Six L’s Packing Co. Inc. had some acreage near Estero that went undamaged by the freeze.
“We have a lot of younger pepper that will be fine,” said Gerry Odell, chief operating officer of farming and packing for the Lipman Family Cos., which grows and packs tomatoes and vegetables through Six L’s and Custom Pak.
“We had a lot of pepper acres that were somewhat affected by the cold weather that will return to production faster than the product that was just transplanted.
“The ones in the midst of planting (during the freeze) came through fine. We will have good pepper production sometime in early March.”
Peppers grown in the Devil’s Garden area east of Immokalee sustained heavy damage.
Some growers there were able to cover some of their crops and had varying results, Odell said.
Growers with fields in the traditionally warmer lands on the East Coast saw only minor damage, Odell said.
The unseasonably cold weather that hit central Florida in January and February will likely delay the start of that region’s harvest.

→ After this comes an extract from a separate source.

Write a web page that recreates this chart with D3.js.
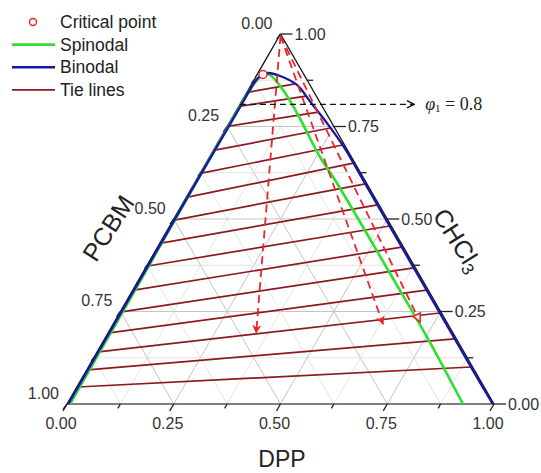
<!DOCTYPE html>
<html>
<head>
<meta charset="utf-8">
<script src="https://cdn.jsdelivr.net/npm/d3@7"></script>
<style>
  body { margin: 0; background: #fff; }
  text { font-family: "Liberation Sans", Arial, sans-serif; }
</style>
</head>
<body>
<script>
// compositions are [DPP, CHCl3]; PCBM = 1 - DPP - CHCl3
const criticalPoint = [0.0137, 0.8905];

const binodalLeft = [[0.0137, 0.8905], [0.008, 0.884], [0.005, 0.875], [0.004, 0.80], [0.003, 0.6], [0.003, 0.3], [0.003, 0]];
const binodalRight = [[0.0137, 0.8905], [0.023, 0.8946], [0.056, 0.8865], [0.1075, 0.8622], [0.160, 0.818],
  [0.229, 0.7595], [0.303, 0.693], [0.40, 0.596], [0.55, 0.446], [0.75, 0.246], [0.90, 0.096], [0.997, 0]];

const spinodalLeft = [[0.0137, 0.8905], [0.006, 0.87], [0.003, 0.75], [0.004, 0.5], [0.006, 0.25], [0.007, 0]];
const spinodalRight = [[0.0137, 0.8905], [0.031, 0.889], [0.0816, 0.8486], [0.1454, 0.7865], [0.2587, 0.6676],
  [0.325, 0.6054], [0.579, 0.354], [0.7526, 0.181], [0.9274, 0]];

// CHCl3 fraction at each end of the tie lines
const tieLeftCHCl3 = [0.843, 0.805, 0.751, 0.686, 0.624, 0.559, 0.497, 0.435, 0.373, 0.308, 0.249, 0.192, 0.141, 0.092, 0.046];
const tieRightCHCl3 = [0.865, 0.832, 0.789, 0.746, 0.700, 0.651, 0.595, 0.538, 0.481, 0.424, 0.368, 0.308, 0.246, 0.176, 0.100];

// red dashed arrows start at the CHCl3 corner
const arrowEnds = [[0.347, 0.192], [0.632, 0.216], [0.716, 0.222]];
const phiLine = { chcl3: 0.81, dppFrom: 0, dppTo: 0.408 };

const tickValues = [0, 0.25, 0.5, 0.75, 1];
const tickLabels = ["0.00", "0.25", "0.50", "0.75", "1.00"];
const minorValues = [0.125, 0.375, 0.625, 0.875];

const legendItems = ["Critical point", "Spinodal", "Binodal", "Tie lines"];

const width = 541, height = 473;
const blue = "#1616a8", green = "#2ee02e", tieColor = "#8a1a1f", red = "#e8262b";

const svg = d3.select("body").append("svg")
  .attr("width", width)
  .attr("height", height);

const x = d3.scaleLinear().domain([0, 1]).range([67, 494]);
const y = d3.scaleLinear().domain([0, 1]).range([404, 34]);
const px = (d, c) => x(d + c / 2);

const line = d3.line()
  .x(p => px(p[0], p[1]))
  .y(p => y(p[1]))
  .curve(d3.curveCatmullRom.alpha(0.5));

const defs = svg.append("defs");
defs.append("marker").attr("id", "headRed")
  .attr("viewBox", "0 0 10 10").attr("refX", 9).attr("refY", 5)
  .attr("markerWidth", 9).attr("markerHeight", 9).attr("markerUnits", "userSpaceOnUse")
  .attr("orient", "auto")
  .append("path").attr("d", "M0,0 L10,5 L0,10 L3,5 Z").attr("fill", red);
defs.append("marker").attr("id", "headOpen")
  .attr("viewBox", "0 0 10 10").attr("refX", 9).attr("refY", 5)
  .attr("markerWidth", 10).attr("markerHeight", 10).attr("markerUnits", "userSpaceOnUse")
  .attr("orient", "auto")
  .append("path").attr("d", "M1,1 L9,5 L1,9 Z").attr("fill", "#fff").attr("stroke", red).attr("stroke-width", 1.6);
defs.append("marker").attr("id", "headBlack")
  .attr("viewBox", "0 0 10 10").attr("refX", 9).attr("refY", 5)
  .attr("markerWidth", 9).attr("markerHeight", 9).attr("markerUnits", "userSpaceOnUse")
  .attr("orient", "auto")
  .append("path").attr("d", "M1,1 L9,5 L1,9").attr("fill", "none").attr("stroke", "#111").attr("stroke-width", 1.6);

// grid
const grid = svg.append("g");
const gridVals = d3.range(1, 8).map(i => i / 8);
gridVals.forEach(v => {
  const major = Math.abs(v * 4 - Math.round(v * 4)) < 1e-9;
  const col = major ? "#c4c4c4" : "#e4e4e4";
  const segs = [
    [[0, v], [1 - v, v]],       // const CHCl3
    [[v, 0], [v, 1 - v]],       // const DPP
    [[0, 1 - v], [1 - v, 0]]    // const PCBM
  ];
  segs.forEach(s => {
    grid.append("line")
      .attr("x1", px(s[0][0], s[0][1])).attr("y1", y(s[0][1]))
      .attr("x2", px(s[1][0], s[1][1])).attr("y2", y(s[1][1]))
      .attr("stroke", col).attr("stroke-width", 1);
  });
});

// triangle frame
svg.append("line").attr("x1", x(0)).attr("y1", y(0)).attr("x2", x(1)).attr("y2", y(0))
  .attr("stroke", "#555").attr("stroke-width", 1.6);
svg.append("line").attr("x1", x(1)).attr("y1", y(0)).attr("x2", px(0, 1)).attr("y2", y(1))
  .attr("stroke", "#111").attr("stroke-width", 1.3);
svg.append("line").attr("x1", x(0)).attr("y1", y(0)).attr("x2", px(0, 1)).attr("y2", y(1))
  .attr("stroke", "#111").attr("stroke-width", 1.3);

// ticks and labels
const allTicks = tickValues.map(v => ({ v, major: true })).concat(minorValues.map(v => ({ v, major: false })));
const axes = svg.append("g").attr("stroke", "#222").attr("stroke-width", 1.3);
allTicks.forEach(t => {
  const len = t.major ? 8 : 5;
  // bottom: DPP
  const bx = x(t.v), by = y(0);
  axes.append("line").attr("x1", bx).attr("y1", by).attr("x2", bx - 0.5 * len).attr("y2", by + 0.866 * len);
  // right: CHCl3
  const rx = px(1 - t.v, t.v), ry = y(t.v);
  axes.append("line").attr("x1", rx).attr("y1", ry).attr("x2", rx + (t.major ? 12 : 6)).attr("y2", ry);
  // left: PCBM
  const lx = px(0, 1 - t.v), ly = y(1 - t.v);
  axes.append("line").attr("x1", lx).attr("y1", ly).attr("x2", lx - 0.6 * len * 0.8).attr("y2", ly + 0.8 * len * 0.8);
});

const labels = svg.append("g").attr("font-size", 16).attr("fill", "#333");
tickValues.forEach((v, i) => {
  labels.append("text").attr("x", x(v) - 6).attr("y", y(0) + 19)
    .attr("text-anchor", "middle").attr("dominant-baseline", "central").text(tickLabels[i]);
  labels.append("text").attr("x", px(1 - v, v) + 14).attr("y", y(v))
    .attr("dominant-baseline", "central").text(tickLabels[i]);
  labels.append("text").attr("x", px(0, 1 - v) - 8).attr("y", y(1 - v) - 11)
    .attr("text-anchor", "end").attr("dominant-baseline", "central").text(tickLabels[i]);
});

// axis titles
svg.append("text").attr("x", 282).attr("y", 459).attr("text-anchor", "middle")
  .attr("dominant-baseline", "central").attr("font-size", 23).attr("fill", "#222").text("DPP");
svg.append("text").attr("transform", "translate(108,228) rotate(-57)").attr("text-anchor", "middle")
  .attr("dominant-baseline", "central").attr("font-size", 25).attr("fill", "#222").text("PCBM");
const chcl = svg.append("text").attr("transform", "translate(458,240) rotate(58)").attr("text-anchor", "middle")
  .attr("dominant-baseline", "central").attr("font-size", 25).attr("fill", "#222");
chcl.append("tspan").text("CHCl");
chcl.append("tspan").attr("font-size", 17).attr("dy", 7).text("3");

// tie lines
const leftD = d3.scaleLinear().domain(binodalLeft.map(p => p[1])).range(binodalLeft.map(p => p[0]));
const rightBranch = binodalRight.slice(1);
const rightD = d3.scaleLinear().domain(rightBranch.map(p => p[1])).range(rightBranch.map(p => p[0]));
const ties = svg.append("g").attr("stroke", tieColor).attr("stroke-width", 1.7);
tieLeftCHCl3.forEach((cl, i) => {
  const cr = tieRightCHCl3[i];
  const dl = leftD(cl), dr = rightD(cr);
  ties.append("line")
    .attr("x1", px(dl, cl)).attr("y1", y(cl))
    .attr("x2", px(dr, cr)).attr("y2", y(cr));
});

// spinodal and binodal
[spinodalLeft, spinodalRight].forEach(s => {
  svg.append("path").attr("d", line(s)).attr("fill", "none").attr("stroke", green).attr("stroke-width", 2.6);
});
[binodalLeft, binodalRight].forEach(s => {
  svg.append("path").attr("d", line(s)).attr("fill", "none").attr("stroke", blue).attr("stroke-width", 2.3);
});

// dashed arrows from the corner
arrowEnds.forEach((e, i) => {
  svg.append("line")
    .attr("x1", px(0, 1)).attr("y1", y(1) + 2)
    .attr("x2", px(e[0], e[1])).attr("y2", y(e[1]))
    .attr("stroke", red).attr("stroke-width", 1.8).attr("stroke-dasharray", "8,5")
    .attr("marker-end", i === 2 ? "url(#headOpen)" : "url(#headRed)");
});

// phi = 0.8 line
svg.append("line")
  .attr("x1", px(phiLine.dppFrom, phiLine.chcl3)).attr("y1", y(phiLine.chcl3))
  .attr("x2", px(phiLine.dppTo, phiLine.chcl3)).attr("y2", y(phiLine.chcl3))
  .attr("stroke", "#111").attr("stroke-width", 1.3).attr("stroke-dasharray", "6,4")
  .attr("marker-end", "url(#headBlack)");
const phi = svg.append("text").attr("x", px(phiLine.dppTo, phiLine.chcl3) + 11).attr("y", y(phiLine.chcl3))
  .attr("dominant-baseline", "central").attr("font-size", 18).attr("fill", "#222")
  .style("font-family", "'Liberation Serif', 'Times New Roman', serif");
phi.append("tspan").attr("font-style", "italic").text("φ");
phi.append("tspan").attr("font-size", 11).attr("dy", 4).text("1");
phi.append("tspan").attr("dy", -4).text(" = 0.8");

// critical point
svg.append("circle").attr("cx", px(criticalPoint[0], criticalPoint[1])).attr("cy", y(criticalPoint[1]))
  .attr("r", 4).attr("fill", "#fff").attr("stroke", red).attr("stroke-width", 1.4);

// legend
const legend = svg.append("g");
const legendColors = [red, green, blue, tieColor];
legendItems.forEach((name, i) => {
  const ly = 22 + i * 22.6;
  if (i === 0) {
    legend.append("circle").attr("cx", 33).attr("cy", ly).attr("r", 3.5)
      .attr("fill", "#fff").attr("stroke", red).attr("stroke-width", 1.4);
  } else {
    legend.append("line").attr("x1", 12).attr("x2", 55).attr("y1", ly).attr("y2", ly)
      .attr("stroke", legendColors[i]).attr("stroke-width", i === 3 ? 1.8 : 2.6);
  }
  legend.append("text").attr("x", 60).attr("y", ly).attr("dominant-baseline", "central")
    .attr("font-size", 17.5).attr("fill", "#222").text(name);
});
</script>
</body>
</html>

“Things should be delayed a little bit here,” said Gary Wishnatzki, president of Wishnatzki Farms, Plant City. “People were concerned that there could be quite a bit of overlap with south Florida this year as south Florida will come in a little later this season.”
Wishnatzki said he expects central Florida to begin pickings in early May, a little later than the deal’s normal mid- to late April start.
Wishnatzki’s growers were wrapping up plantings in mid-February.
In south Florida, Six L’s plans to ship peppers through early May.